Update 14-17: Sunday, April 27, 2014.



"Official Minutes of the General Committee of the Socialist Party of St. Louis, August 4, 1919."  As the Emergency National Convention of the Socialist Party approached, the factional controversy in St. Louis expanded. The regular August 4 meeting of the General Committee (City Central Committee) was dominated by the report of Secretary William Brandt (reprinted as a separate document). An effort to table Brandt's report and the charges it preferred against several Left Wing activists was narrowly defeated, 18-17. A resolution proposed by Brandt was passed 18 to 15, querying whether the delegates present were supporters of either of the two Left Wing movements (Batt-Chicago or Ferguson-NYC) and whether they had taken part in the organization of affiliates of the Left Wing Section in St. Louis. The vote on this question was Yes: 6, No: 29, Refused to Vote: 10. An effort by the Left Wing and its sympathizers to force a general membership meeting of Local St. Louis was defeated procedurally by a vote of 18-15. One may conclude from the similarity of the voting on this set of divisive issues that the Center-Right faction held a narrow majority over the Left Wing and its sympathizers on the General Committee of Local St. Louis. A committee of 5 was selected to hear the charges preferred by Brandt and the meeting carried over to August 11.


"Report of the Secretary to the General Committee of the Socialist Party of St. Louis," by W.M. Brandt [August 4, 1919]  Lengthy report by the Secretary of Local St. Louis, Socialist Party, detailing the eruption of the Left Wing controversy in the party organization and formally preferring charges against Melting Pot editor Henry Tichenor and three members of the Local Executive Committee. Brandt notes that the Executive Committee had formally banned the distribution of factional literature from a July 20, 1919, mass meeting held in support of the Russian and Hungarian socialist revolutions. Joseph Stutz, Steve Witkay, William Waddell (aka George Moser) and Joseph Norvell had nevertheless sold copies of the July 5 issue of the Left Wing organ The Revolutionary Age at the meeting, Brandt notes, adding that 14 of the 16 pages of the tabloid were "devoted to the controversy and was full of malicious attacks on the Socialist Party." Moreover, Tichenor's magazine had declared itself the official organ of the Left Wing Section in St. Louis. The magazine had made note of headquarters obtained for the Left Wing Section's office. Hence, Brandt declares, "a secret underground organization was formed, by and of some of our party members, for the avowed purpose of destroying the Socialist Party in St. Louis." Brandt demands the appointment of a 5 member investigating committee to assess the merit of his charges, with their results to be returned to a special session of the General Committee (City Central Committee) of Local St. Louis one week hence.

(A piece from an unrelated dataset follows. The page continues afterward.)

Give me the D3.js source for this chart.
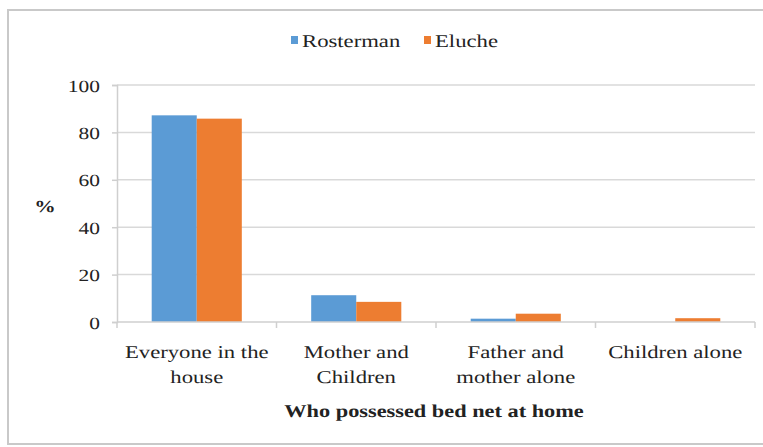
<!DOCTYPE html>
<html>
<head>
<meta charset="utf-8">
<script src="https://cdn.jsdelivr.net/npm/d3@7"></script>
<style>
  html, body { margin: 0; padding: 0; background: #fff; }
  svg { display: block; }
  svg text { text-rendering: geometricPrecision; }
</style>
</head>
<body>
<svg id="chart" width="763" height="447"></svg>
<script>
// Bed net possession by household member, two sites
const categories = [["Everyone in the", "house"], ["Mother and", "Children"], ["Father and", "mother alone"], ["Children alone"]];
const seriesNames = ["Rosterman", "Eluche"];
const rosterman = [87.2, 11.3, 1.4, 0];
const eluche = [85.8, 8.5, 3.5, 1.6];
const yTicks = [0, 20, 40, 60, 80, 100];
const colors = ["#5B9BD5", "#ED7D31"];

const FONT = "'Liberation Serif', 'Times New Roman', serif";
const INK = "#222222";

const svg = d3.select("#chart");
const stretch = 1.26; // text is drawn horizontally widened

const plot = { left: 117, right: 755, top: 85, bottom: 322 };

const catKeys = categories.map(c => c.join(" "));
const x0 = d3.scaleBand().domain(catKeys).range([plot.left, plot.right]).padding(0);
const x1 = d3.scaleBand().domain(seriesNames).range([0, x0.bandwidth()]).paddingInner(0).paddingOuter(0.77);
const y = d3.scaleLinear().domain([0, 100]).range([plot.bottom, plot.top]);

function styleText(sel, size, weight) {
  return sel.style("font-family", FONT).style("font-size", size + "px")
    .style("font-weight", weight || "normal").style("fill", INK);
}

// chart frame
svg.append("rect")
  .attr("x", 8).attr("y", 10).attr("width", 770).attr("height", 434)
  .attr("fill", "#fff").attr("stroke", "#c9c9c9").attr("stroke-width", 2);

// gridlines
svg.append("g").selectAll("line").data(yTicks.filter(t => t > 0)).join("line")
  .attr("x1", plot.left).attr("x2", plot.right)
  .attr("y1", d => y(d)).attr("y2", d => y(d))
  .attr("stroke", "#d9d9d9").attr("stroke-width", 1.5);

// y axis with outside ticks
const yAxis = svg.append("g").attr("transform", `translate(${plot.left},0)`)
  .call(d3.axisLeft(y).tickValues(yTicks).tickSize(5).tickPadding(12).tickFormat(d3.format("d")));
yAxis.select(".domain").attr("stroke", "#cfcfcf").attr("stroke-width", 1.5);
yAxis.selectAll(".tick line").attr("stroke", "#cfcfcf").attr("stroke-width", 1.5);
yAxis.selectAll(".tick text")
  .call(styleText, 17)
  .attr("dy", "0.36em")
  .each(function() {
    const t = d3.select(this);
    const xx = +t.attr("x");
    t.attr("x", null).attr("transform", `translate(${xx},0) scale(${stretch},1)`);
  });

// bars
const data = catKeys.map((k, i) => ({ key: k, values: [rosterman[i], eluche[i]] }));
const groups = svg.append("g").selectAll("g").data(data).join("g")
  .attr("transform", d => `translate(${x0(d.key)},0)`);
groups.selectAll("rect").data(d => d.values.map((v, j) => ({ name: seriesNames[j], v, j }))).join("rect")
  .attr("x", d => x1(d.name)).attr("width", x1.bandwidth())
  .attr("y", d => y(d.v)).attr("height", d => y(0) - y(d.v))
  .attr("fill", d => colors[d.j]);

// x axis line and category separator ticks
const xAxis = svg.append("g");
xAxis.append("line")
  .attr("x1", plot.left).attr("x2", plot.right)
  .attr("y1", y(0)).attr("y2", y(0))
  .attr("stroke", "#cfcfcf").attr("stroke-width", 1.5);
const bounds = catKeys.map(k => x0(k)).concat([plot.right]);
xAxis.selectAll("line.sep").data(bounds).join("line").attr("class", "sep")
  .attr("x1", d => d).attr("x2", d => d)
  .attr("y1", y(0)).attr("y2", y(0) + 6)
  .attr("stroke", "#cfcfcf").attr("stroke-width", 1.5);

// category labels
const labels = svg.append("g").selectAll("g").data(categories).join("g")
  .attr("transform", (d, i) => `translate(${x0(catKeys[i]) + x0.bandwidth() / 2},0)`);
labels.selectAll("text").data(d => d).join("text")
  .call(styleText, 18)
  .attr("text-anchor", "middle")
  .attr("transform", (d, i) => `translate(0,${358 + i * 25}) scale(${stretch},1)`)
  .text(d => d);

// axis titles
svg.append("text")
  .call(styleText, 18, "bold")
  .attr("text-anchor", "middle")
  .attr("transform", `translate(${(plot.left + plot.right) / 2 - 2},417) scale(${stretch - 0.02},1)`)
  .text("Who possessed bed net at home");
svg.append("text")
  .call(styleText, 17, "bold")
  .attr("text-anchor", "middle")
  .attr("transform", `translate(45,212) scale(${stretch},1)`)
  .text("%");

// legend
const legendItems = [{ name: seriesNames[0], x: 291 }, { name: seriesNames[1], x: 424 }];
const legend = svg.append("g").selectAll("g").data(legendItems).join("g")
  .attr("transform", d => `translate(${d.x},0)`);
legend.append("rect")
  .attr("x", 0).attr("y", 36).attr("width", 7).attr("height", 8)
  .attr("fill", (d, i) => colors[i]);
legend.append("text")
  .call(styleText, 18)
  .attr("transform", `translate(11,47) scale(${stretch},1)`)
  .text(d => d.name);
</script>
</body>
</html>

"Official Minutes of the General Committee of the Socialist Party of St. Louis, August 11, 1919."  Continuation of the meeting of August 4, which named a 5 member committee to hear charges of party treason preferred by Secretary William Brandt against certain Left Wing activists of the Socialist Party of St. Louis (aka Local St. Louis). Surprisingly, the committee unanimously rejected all three of the specific charges levied by Brandt, indicating that since the General Committee of Local St. Louis had not condemned the Left Wing section, and since agitation for revision of the Socialist Party program was permissible, it followed that no violation of the party's organizational law had taken place. The convention to be held at the end of the month would decide the Left Wing question on the basis of evidence, the special investigative committee asserts. Secretary Brandt attempted to sink this report by proposing an alternative motion which would have dismissed the charges he had made against specific individuals, while "reorganizing" certain Left Wing party branches, effectively requiring party loyalty pledges for readmission. Brandt's aggressive alternative proposal was narrowly defeated, 26-24, before the original motion was positively concurred in by a vote of 23-18. These numbers again demonstrate a narrowly divided St. Louis organization on the eve of the 1919 Chicago split.